Das Klub­heim wird dem­nächst abge­rissen.

Mag sein. Aber das ist eine trotzdem eine Kultur, die sich bei uns ent­wi­ckelt hat. Die Mann­schaft hatte keine Angst vor den Fans, wie früher bei den Leuten im Volks­park­sta­dion.

Wie wichtig war für das Allein­stel­lungs­merkmal der St. Pauli-Fans rück­bli­ckend der Kon­trast zum HSV in den 80ern?

Die Leute sind in der Zeit nicht mehr zum HSV gegangen, son­dern lieber zu Pauli, weil sie hier in Ruhe Fuß­ball sehen konnten, ohne rechte Fans wie die aus Block E im alten Volks­park­sta­dion. Aber der Kon­trast bestand damals nicht nur gegen­über dem HSV, son­dern all­ge­mein gegen­über den Bun­des­li­ga­ver­einen. Die Fan­kultur war und ist ein­zig­artig – auch wenn dieser Bereich heute stark kom­mer­zia­li­siert wird.

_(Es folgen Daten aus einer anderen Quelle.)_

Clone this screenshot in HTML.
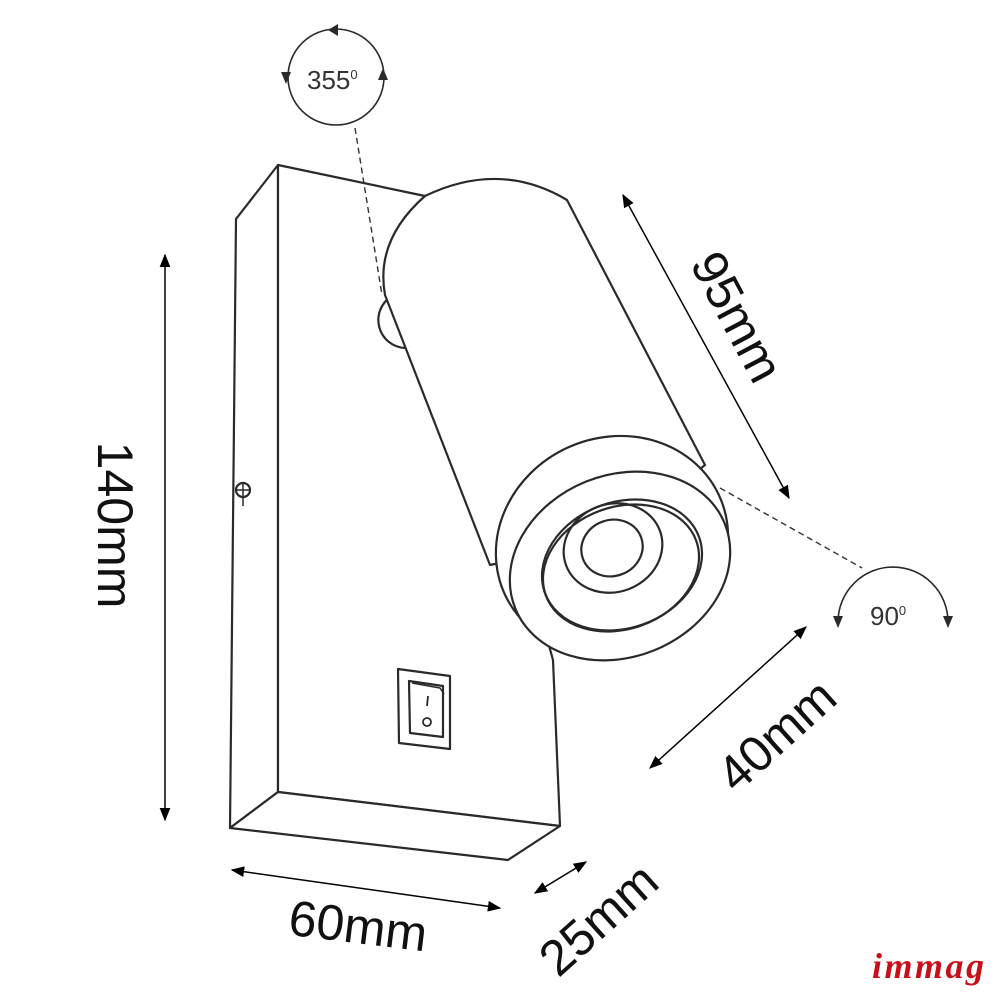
<!DOCTYPE html>
<html><head><style>body{margin:0;background:#fff}svg{display:block}</style></head><body>
<svg width="1000" height="1000" viewBox="0 0 1000 1000" xmlns="http://www.w3.org/2000/svg" font-family="Liberation Sans, sans-serif">
<defs><marker id="a" viewBox="0 0 10 10" refX="9" refY="5" markerWidth="9" markerHeight="9" orient="auto-start-reverse"><path d="M0,1 L10,5 L0,9z" fill="#000"/></marker></defs>
<g fill="none" stroke="#2a2a2a" stroke-width="2.2" stroke-linejoin="round">
<!-- box -->
<path d="M278,165 L236,219 L230,828 L278,792 L278,165 Z" fill="#fff"/>
<path d="M278,165 L425,196 L553,660 L560,826 L278,792 Z" fill="#fff"/>
<path d="M230,828 L508,860 L560,826 L278,792 Z" fill="#fff"/>
<!-- knob -->
<path d="M392,296 A28,28 0 0 0 405,348" fill="#fff"/>
<!-- cylinder body -->
<path d="M425,196 Q500,160 567,200 L705,465 L610,540 L490,565 L385,295 Q375,240 425,196 Z" fill="#fff"/>
<ellipse cx="612" cy="545" rx="118" ry="107" transform="rotate(-25 612 545)" fill="#fff"/>
<ellipse cx="620" cy="566" rx="113" ry="91" transform="rotate(-22 620 566)" fill="#fff"/>
<ellipse cx="622" cy="565" rx="82" ry="63" transform="rotate(-20 622 565)"/>
<ellipse cx="621" cy="568" rx="80" ry="61" transform="rotate(-20 621 568)"/>
<ellipse cx="613" cy="548" rx="50" ry="44" transform="rotate(-20 613 548)"/>
<ellipse cx="612" cy="548" rx="31" ry="28" transform="rotate(-20 612 548)"/>
<!-- screw -->
<circle cx="243" cy="490" r="7"/>
<path d="M243,482 L243,506 M237,490 L249,490" stroke-width="1.5"/>
<!-- switch -->
<path d="M398,669 L450,676 L450,749 L399,743 Z"/>
<path d="M409,681 L443,686 L443,737 L410,733 Z"/>
<path d="M412,683 L440,688 L444,694" stroke-width="1.5"/>
<path d="M428,696 L427,706" stroke-width="1.8"/>
<circle cx="427" cy="722" r="4" stroke-width="1.8"/>
<!-- rotation -->
<circle cx="336" cy="77" r="48" stroke-width="1.6"/>
<path d="M838,622 A55,55 0 0 1 948,622" stroke-width="1.6"/>
</g>
<g fill="#2a2a2a">
<path d="M328,30 L338,24 L338,36z"/><path d="M281,72 L291,72 L286,84z"/><path d="M378,80 L388,80 L383,68z"/>
<path d="M833,616 L843,616 L838,628z"/><path d="M943,616 L953,616 L948,628z"/>
</g>
<g stroke="#333" stroke-width="1.4" stroke-dasharray="6,4" fill="none">
<path d="M355,128 L382,295"/><path d="M720,488 L862,568"/>
</g>
<g stroke="#000" stroke-width="1.5" fill="none">
<path d="M165,255 L165,820" marker-start="url(#a)" marker-end="url(#a)"/>
<path d="M623,195 L789,498" marker-start="url(#a)" marker-end="url(#a)"/>
<path d="M806,627 L650,768" marker-start="url(#a)" marker-end="url(#a)"/>
<path d="M232,870 L500,908" marker-start="url(#a)" marker-end="url(#a)"/>
<path d="M586,862 L535,893" marker-start="url(#a)" marker-end="url(#a)"/>
</g>
<g fill="#111" font-size="50">
<text transform="translate(98,525) rotate(90)" text-anchor="middle">140mm</text>
<text transform="translate(722,325) rotate(62)" text-anchor="middle">95mm</text>
<text transform="translate(788,748) rotate(-42)" text-anchor="middle">40mm</text>
<text transform="translate(356,943) rotate(7)" text-anchor="middle">60mm</text>
<text transform="translate(610,932) rotate(-42)" text-anchor="middle">25mm</text>
</g>
<text x="307" y="89" font-size="26" fill="#333">355<tspan font-size="13" dy="-10">0</tspan></text>
<text x="870" y="625" font-size="26" fill="#333">90<tspan font-size="13" dy="-10">0</tspan></text>
<text x="872" y="978" font-size="36" font-weight="bold" font-style="italic" font-family="Liberation Serif, serif" fill="#c8101a" textLength="112">immag</text>
</svg>
</body></html>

Dich­tung oder Wahr­heit: Haben Sie selbst in der Hafen­straße gewohnt?

Ja, aber nur für einen Sommer, sozu­sagen stand-by. Es war der Sommer, als wir mit Lorko das zweite Mal in die 2. Liga auf­stiegen.

Wie war das?

Es war eine Bleibe wie jede andere. Ich hatte eine schöne Zeit, aber auf Dauer war das nicht ange­legt. Ich blieb mit den Leuten in Kon­takt, habe dann aber doch lieber meine Zelte woan­ders auf­ge­schlagen.

Als Ent­wick­lungs­helfer haben Sie sicher­lich auch sonst kein nor­males Profi-Leben geführt.

Es war ein Wider­spruch, den ich aus­halten musste. Ich habe so viel ver­dient, dass ich davon gut leben konnte. Aber ich habe nie groß­artig für irgend­eine Insti­tu­tion oder Partei gespendet. Was ich ver­dient habe, habe ich in mein Haus ange­legt, in dem ich jetzt mit meiner Familie wohne. Da bin ich ein ganz nor­maler Spieß­bürger. Irgend­wann hatte ich so viel Geld ange­häuft, dass ich mich fragen musste: Wohin damit?“ Und dann habe ich mir Grund und Boden gekauft.

Gibt es für Sie unum­stöß­liche Tabus, wie etwa den Sta­di­on­namen, die der FC St. Pauli trotz aller Gesetzä­ßig­keiten der Kom­mer­zia­li­sie­rung nicht bre­chen darf?

Die Tri­büne, die jetzt gebaut wird, hätte ich mir zu meiner Zeit auch schon gewünscht. Ich hätte damals schon ganz gern vor einer noch grö­ßeren Kulisse gespielt. Und auch der Ausbau des Sta­dion war ja auch ein jah­re­langes Tabu: Des­wegen muss man das meines Erach­tens immer von Fall zu Fall ent­scheiden.

Und was halten Sie von der Idee einiger Fans, das Sta­dion in Fidel-Castro-Sta­dion“ umzu­be­nennen?

Wenn das die poli­ti­sche Linke schafft, wäre es natür­lich ein Rie­s­engag. Aber wenn ein Sponsor seinen Namen dafür her­gibt, wäre es auch in Ord­nung. Warum soll man das Geld nicht mit­nehmen? Das kommt ja auch dem Verein zu Gute. Natür­lich ist ent­schei­dend, wie man es im Verein ver­teilt.

Sind Sie auch mal als linke Zecke“ beschimpft worden?


Pauli wurde mit der Zeit auch zum Hass­ob­jekt, beson­ders nachdem die Grenzen sich öff­neten. Dann wurde es immer schlimmer – gerade wenn wir in den Osten fuhren.

Zum Bei­spiel?


Als wir mal nach Schwerin zu einem Hal­len­tur­nier fuhren, wurde unser Bus vor dem Sta­dion mit Steinen beworfen. Der Bus hatte zum Glück Dop­pel­ver­gla­sung, aber das war schon bedroh­lich. Da war noch die schwan­gere Freundin eines Spie­lers mit im Bus. Wir hatten eine Rie­senwut und haben mit dem Gedanken gespielt, aus­zu­steigen. Am liebsten hätten wir Steine zurück geworfen.